Montagsblog: Neues vom BGH

Diese Woche geht es um die Bezugsberechtigung aus einer gekündigten, aber beim Versterben des Versicherten noch nicht beendeten Lebensversicherung.

Kündigung einer Lebensversicherung und Widerruf der Bezugsberechtigung
BGH, Urteil vom 22. März 2023 – IV ZR 95/22

Der IV. Zivilsenat befasst sich mit der Frage, ob es Erfahrungssätze für die Auslegung einer Erklärung gibt, mit der eine Lebensversicherung gekündigt wird.

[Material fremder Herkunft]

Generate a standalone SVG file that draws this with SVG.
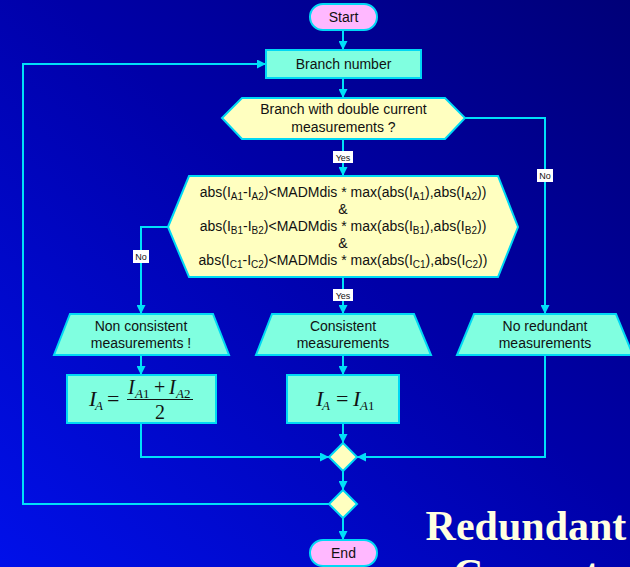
<svg xmlns="http://www.w3.org/2000/svg" width="630" height="567" viewBox="0 0 630 567">
  <defs>
    <linearGradient id="bg" x1="0" y1="1" x2="1" y2="0">
      <stop offset="0" stop-color="#0010EA"/>
      <stop offset="0.55" stop-color="#0000A8"/>
      <stop offset="1" stop-color="#000078"/>
    </linearGradient>
    <marker id="arr" viewBox="0 0 10 10" refX="10" refY="5" markerWidth="9" markerHeight="9" markerUnits="userSpaceOnUse" orient="auto">
      <path d="M0,0 L10,5 L0,10 z" fill="#00E0F8"/>
    </marker>
    <style>
      .sh { stroke: #00D8F4; stroke-width: 2; }
      .term { fill: #FFB8FF; }
      .proc { fill: #80FFE0; }
      .dec { fill: #FFFFC0; }
      .t { font-family: "Liberation Sans", Arial, sans-serif; font-size: 14px; fill: #111; text-anchor: middle; }
      .eq { font-family: "Liberation Serif", "Times New Roman", serif; fill: #111; }
      .it { font-style: italic; }
      .lbl { font-family: "Liberation Sans", Arial, sans-serif; font-size: 9px; fill: #111; text-anchor: middle; }
      .lblbox { fill: #FFFFFF; }
      .cn { fill: none; stroke: #00E0F8; stroke-width: 2; }
      .title { font-family: "Liberation Serif", "Times New Roman", serif; font-weight: bold; font-size: 42px; fill: #FFFFE0; text-anchor: middle; }
    </style>
  </defs>

  <rect x="0" y="0" width="630" height="567" fill="url(#bg)"/>

  <!-- connectors -->
  <g id="connectors">
    <path class="cn" d="M343,30 L343,50" marker-end="url(#arr)"/>
    <path class="cn" d="M343,78 L343,98" marker-end="url(#arr)"/>
    <path class="cn" d="M343,139 L343,176" marker-end="url(#arr)"/>
    <path class="cn" d="M465,118 L545,118 L545,314" marker-end="url(#arr)"/>
    <path class="cn" d="M168,227 L141,227 L141,314" marker-end="url(#arr)"/>
    <path class="cn" d="M343,277 L343,314" marker-end="url(#arr)"/>
    <path class="cn" d="M141,355 L141,375" marker-end="url(#arr)"/>
    <path class="cn" d="M343,355 L343,375" marker-end="url(#arr)"/>
    <path class="cn" d="M141,423 L141,457 L329,457" marker-end="url(#arr)"/>
    <path class="cn" d="M343,423 L343,443" marker-end="url(#arr)"/>
    <path class="cn" d="M545,355 L545,457 L357,457" marker-end="url(#arr)"/>
    <path class="cn" d="M343,471 L343,490" marker-end="url(#arr)"/>
    <path class="cn" d="M329,504 L23,504 L23,64 L266,64" marker-end="url(#arr)"/>
    <path class="cn" d="M343,518 L343,540" marker-end="url(#arr)"/>

    <g id="label-yes-1">
      <rect class="lblbox" x="333" y="151" width="20" height="12"/>
      <text class="lbl" x="343" y="160.5">Yes</text>
    </g>
    <g id="label-no-right">
      <rect class="lblbox" x="537" y="169" width="16" height="13"/>
      <text class="lbl" x="545" y="179">No</text>
    </g>
    <g id="label-no-left">
      <rect class="lblbox" x="133" y="250" width="16" height="13"/>
      <text class="lbl" x="141" y="260">No</text>
    </g>
    <g id="label-yes-2">
      <rect class="lblbox" x="333" y="289" width="20" height="12"/>
      <text class="lbl" x="343" y="298.5">Yes</text>
    </g>
  </g>

  <!-- nodes -->
  <g id="start">
    <rect class="sh term" x="310" y="4" width="67" height="26" rx="13"/>
    <text class="t" x="343.5" y="22">Start</text>
  </g>

  <g id="branch-number">
    <rect class="sh proc" x="266" y="50" width="155" height="28"/>
    <text class="t" x="343.5" y="69">Branch number</text>
  </g>

  <g id="double-measurements">
    <polygon class="sh dec" points="222,118 242,98 445,98 465,118 445,139 242,139"/>
    <text class="t" x="343.5" y="114">Branch with double current</text>
    <text class="t" x="343.5" y="132">measurements ?</text>
  </g>

  <g id="consistency-check">
    <polygon class="sh dec" points="168,227 189,176 498,176 518,227 498,277 189,277"/>
    <text class="t" x="343" y="197">abs(I<tspan font-size="10" dy="3">A1</tspan><tspan dy="-3">-I</tspan><tspan font-size="10" dy="3">A2</tspan><tspan dy="-3">)&lt;MADMdis * max(abs(I</tspan><tspan font-size="10" dy="3">A1</tspan><tspan dy="-3">),abs(I</tspan><tspan font-size="10" dy="3">A2</tspan><tspan dy="-3">))</tspan></text>
    <text class="t" x="343" y="214">&amp;</text>
    <text class="t" x="343" y="231">abs(I<tspan font-size="10" dy="3">B1</tspan><tspan dy="-3">-I</tspan><tspan font-size="10" dy="3">B2</tspan><tspan dy="-3">)&lt;MADMdis * max(abs(I</tspan><tspan font-size="10" dy="3">B1</tspan><tspan dy="-3">),abs(I</tspan><tspan font-size="10" dy="3">B2</tspan><tspan dy="-3">))</tspan></text>
    <text class="t" x="343" y="248">&amp;</text>
    <text class="t" x="343" y="265">abs(I<tspan font-size="10" dy="3">C1</tspan><tspan dy="-3">-I</tspan><tspan font-size="10" dy="3">C2</tspan><tspan dy="-3">)&lt;MADMdis * max(abs(I</tspan><tspan font-size="10" dy="3">C1</tspan><tspan dy="-3">),abs(I</tspan><tspan font-size="10" dy="3">C2</tspan><tspan dy="-3">))</tspan></text>
  </g>

  <g id="non-consistent">
    <polygon class="sh proc" points="70,314 213,314 229,355 54,355"/>
    <text class="t" x="141" y="331">Non consistent</text>
    <text class="t" x="141" y="348">measurements !</text>
  </g>

  <g id="consistent">
    <polygon class="sh proc" points="272,314 414,314 431,355 256,355"/>
    <text class="t" x="343" y="331">Consistent</text>
    <text class="t" x="343" y="348">measurements</text>
  </g>

  <g id="no-redundant">
    <polygon class="sh proc" points="474,314 616,314 633,355 457,355"/>
    <text class="t" x="545" y="331">No redundant</text>
    <text class="t" x="545" y="348">measurements</text>
  </g>

  <g id="mean-value">
    <rect class="sh proc" x="67" y="375" width="149" height="48"/>
    <text class="eq it" x="89" y="406" font-size="22">I</text>
    <text class="eq it" x="95" y="410" font-size="13">A</text>
    <text class="eq" x="107" y="406" font-size="22">=</text>
    <text class="eq it" x="128" y="394" font-size="20">I</text>
    <text class="eq" x="135" y="398" font-size="13"><tspan font-style="italic">A</tspan>1</text>
    <text class="eq" x="154" y="394" font-size="20">+</text>
    <text class="eq it" x="169" y="394" font-size="20">I</text>
    <text class="eq" x="176" y="398" font-size="13"><tspan font-style="italic">A</tspan>2</text>
    <line x1="127" y1="399.5" x2="193" y2="399.5" stroke="#111" stroke-width="1"/>
    <text class="eq" x="160" y="419" font-size="20" text-anchor="middle">2</text>
  </g>

  <g id="single-value">
    <rect class="sh proc" x="287" y="375" width="112" height="48"/>
    <text class="eq it" x="316" y="406" font-size="22">I</text>
    <text class="eq it" x="322" y="410" font-size="13">A</text>
    <text class="eq" x="336" y="406" font-size="22">=</text>
    <text class="eq it" x="353" y="406" font-size="22">I</text>
    <text class="eq" x="360" y="410" font-size="13"><tspan font-style="italic">A</tspan>1</text>
  </g>

  <g id="merge-1">
    <polygon class="sh dec" points="343,443 357,457 343,471 329,457"/>
  </g>

  <g id="merge-2">
    <polygon class="sh dec" points="343,490 357,504 343,518 329,504"/>
  </g>

  <g id="end">
    <rect class="sh term" x="310" y="540" width="67" height="26" rx="13"/>
    <text class="t" x="343.5" y="558">End</text>
  </g>

  <g id="title">
    <text class="title" x="526" y="540">Redundant</text>
    <text class="title" x="526" y="588">Current</text>
  </g>
</svg>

Die Mutter der Beklagten (nachfolgend: Erblasserin) hatte bei der Klägerin eine Rentenversicherung gegen Einmalzahlung von 20.000 Euro abgeschlossen, aus der sie ab September 2012 eine vierteljährliche Rente von rund 180 Euro erhielt. Bei Abschluss der Versicherung bestimmte die Erblasserin ihren Lebensgefährten widerruflich zum Bezugsberechtigten im Todesfall. Im Februar 2019 erklärte die Erblasserin die Kündigung der Versicherung zum 1. April. Im Kündigungsschreiben bat sie um Überweisung des Restbetrags auf ihr Konto. Die Klägerin zahlte bereits im März rund 16.000 Euro an die Erblasserin aus. Einen Tag nach Gutschrift dieses Betrags verstarb die Erblasserin. Ihre Alleinerbin ist die Beklagte. Von dieser verlangt die Klägerin die Rückzahlung des ausgezahlten Betrags.

Das LG verurteilte die Beklagte antragsgemäß. Das OLG wies die Klage bis auf einen Restbetrag von rund 950 Euro ab.

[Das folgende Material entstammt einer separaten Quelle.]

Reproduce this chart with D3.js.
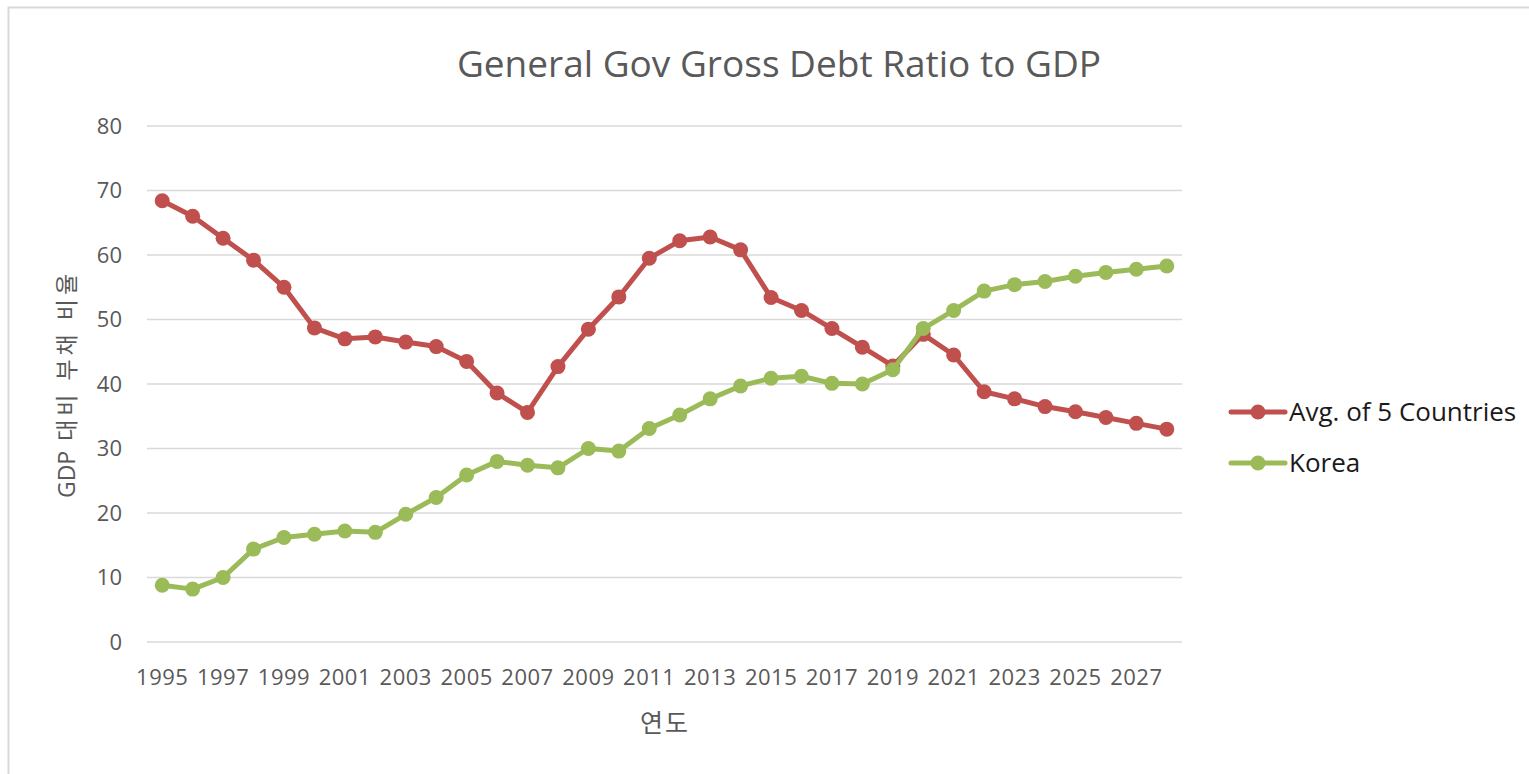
<!DOCTYPE html>
<html><head><meta charset="utf-8">
<script src="https://cdn.jsdelivr.net/npm/d3@7"></script>
<style>html,body{margin:0;padding:0;background:#fff;overflow:hidden}</style>
</head><body>
<svg id="chart" width="1529" height="774"></svg>
<script>
const years = d3.range(1995, 2029).map(String);
const avg5 = [68.4,66.0,62.6,59.2,55.0,48.7,47.0,47.3,46.5,45.8,43.5,38.6,35.6,42.7,48.5,53.5,59.5,62.2,62.8,60.8,53.4,51.4,48.6,45.7,42.8,47.7,44.5,38.8,37.7,36.5,35.7,34.8,33.9,33.0];
const korea = [8.8,8.2,10.0,14.4,16.2,16.7,17.2,17.0,19.8,22.4,25.9,28.0,27.4,27.0,30.0,29.6,33.1,35.2,37.7,39.7,40.9,41.2,40.1,40.0,42.2,48.6,51.4,54.4,55.4,55.9,56.7,57.3,57.8,58.3];
const yTicks = [0,10,20,30,40,50,60,70,80];
const seriesNames = ["Avg. of 5 Countries", "Korea"];
const seriesColors = ["#C0504D", "#9BBB59"];
const title = "General Gov Gross Debt Ratio to GDP";
const xTitle = "연도";
const yTitleParts = ["GDP", " 대비 부채 비율"];

const series = [avg5, korea];
const svg = d3.select("#chart");
const font = "'Open Sans','Noto Sans','Noto Sans CJK KR',sans-serif";
const textCol = "#595959";

// frame
svg.append("rect").attr("x",8.5).attr("y",7.5).attr("width",1540).attr("height",800)
  .attr("fill","none").attr("stroke","#d9d9d9").attr("stroke-width",2);

const L = 147, R = 1182, T = 126, B = 642;
const x = d3.scaleBand().domain(years).range([L, R]);
const y = d3.scaleLinear().domain([0, 80]).range([B, T]);

// gridlines
svg.append("g").selectAll("line").data(yTicks).join("line")
  .attr("x1", L).attr("x2", R).attr("y1", d => y(d)).attr("y2", d => y(d))
  .attr("stroke", "#d9d9d9").attr("stroke-width", 1.5);

// y axis labels
const yAxis = d3.axisLeft(y).tickValues(yTicks).tickSize(0).tickPadding(0);
const gy = svg.append("g").attr("transform", `translate(${L-25},0)`).call(yAxis);
gy.select(".domain").remove();
gy.selectAll("text").attr("font-family", font).attr("font-size", 22).attr("fill", textCol);

// x axis labels
const xAxis = d3.axisBottom(x).tickValues(years.filter((d,i) => i % 2 === 0)).tickSize(0).tickPadding(0);
const gx = svg.append("g").attr("transform", `translate(0,${B+27})`).call(xAxis);
gx.select(".domain").remove();
gx.selectAll("text").attr("font-family", font).attr("font-size", 22).attr("letter-spacing", 0.5).attr("fill", textCol);

// titles
svg.append("text").attr("x", 779).attr("y", 77).attr("text-anchor","middle")
  .attr("font-family", font).attr("font-size", 37).attr("fill", textCol).text(title);
svg.append("text").attr("x", 665).attr("y", 732).attr("text-anchor","middle")
  .attr("font-family", font).attr("font-size", 25).attr("letter-spacing", 2).attr("fill", textCol).text(xTitle);
const yt = svg.append("text").attr("transform", "translate(75,384) rotate(-90)").attr("text-anchor","middle")
  .attr("font-family", font).attr("font-size", 23).attr("fill", textCol);
yt.append("tspan").text(yTitleParts[0]);
yt.append("tspan").attr("letter-spacing", 4).text(yTitleParts[1]);

// lines
const cx = i => x(years[i]) + x.bandwidth()/2;
const line = d3.line().x((d,i) => cx(i)).y(d => y(d));
series.forEach((s, k) => {
  const g = svg.append("g");
  g.append("path").datum(s).attr("d", line).attr("fill","none")
    .attr("stroke", seriesColors[k]).attr("stroke-width", 5).attr("stroke-linejoin","round");
  g.selectAll("circle").data(s).join("circle")
    .attr("cx", (d,i) => cx(i)).attr("cy", d => y(d)).attr("r", 7.5)
    .attr("fill", seriesColors[k]);
});

// legend
const lg = svg.append("g");
seriesNames.forEach((n, k) => {
  const yy = 412 + k*51;
  lg.append("line").attr("x1",1231).attr("x2",1285).attr("y1",yy).attr("y2",yy)
    .attr("stroke", seriesColors[k]).attr("stroke-width",5).attr("stroke-linecap","round");
  lg.append("circle").attr("cx",1258).attr("cy",yy).attr("r",7.5).attr("fill",seriesColors[k]);
  lg.append("text").attr("x",1289).attr("y",yy+9).attr("font-family",font)
    .attr("font-size",26).attr("fill","#1a1a1a").text(n);
});
</script>
</body></html>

Der BGH stellt das erstinstanzliche Urteil wieder her.

Wie die Vorinstanzen qualifiziert der BGH den Versicherungsvertrag als Lebensversicherung, weil er eine Auszahlung für den Todesfall vorsieht. Da die Erblasserin vor Beendigung des Vertrags verstorben ist, steht der im Todesfall zu zahlende Betrag dem Bezugsberechtigten zu. Dies war ursprünglich nicht die Erblasserin, sondern deren Lebensgefährte. Entgegen der Auffassung des OLG hat die Erblasserin dieses Bezugsrecht nicht konkludent widerrufen.

Das OLG hatte angenommen, eine Kündigungserklärung sei im Regelfall dahin auszulegen, dass der Versicherungsnehmer konkludent auch ein zu Gunsten eines Dritten bestehendes Bezugsrecht widerrufe. Dies entspreche der regelmäßigen Interessenlage. Ähnlich hat mehrfach der IX. Zivilsenat des BGH für den Fall entschieden, dass ein Insolvenzverwalter die weitere Erfüllung eines Lebensversicherungsvertrags ablehnt.

Der IV. Zivilsenat tritt dieser Auffassung für die Konstellation des Streitfalls nicht bei.

Sofern aus dem Kündigungsschreiben nicht hervorgeht, aus welchen Gründen die Kündigung erfolgt, ist für den Versicherer nicht erkennbar, welche Dispositionen der Versicherungsnehmer für den Fall seines Todes treffen möchte. Ein konkludenter Widerruf der Bezugsberechtigung kann bei dieser Ausgangslage nur dann angenommen werden, wenn sich aus dem Kündigungsschreiben selbst oder aus sonstigen für den Versicherer erkennbaren Umständen konkrete Anhaltspunkte für einen diesbezüglichen Willen ergeben. Solche Anhaltspunkte gab es – anders als bei der Erfüllungsverweigerung durch einen Insolvenzverwalter – im Streitfall nicht. Deshalb steht die für den Todesfall vorgesehene Zahlung dem früheren Lebensgefährten der Erblasserin zu.

Praxistipp: Für den Widerruf eines Bezugsrechts sehen die Allgemeinen Versicherungsbedingungen in der Regel eine besondere Form vor. Im hier entschiedenen Fall war Schriftform vorgeschrieben. Nach neueren Verträgen reicht oft Textform.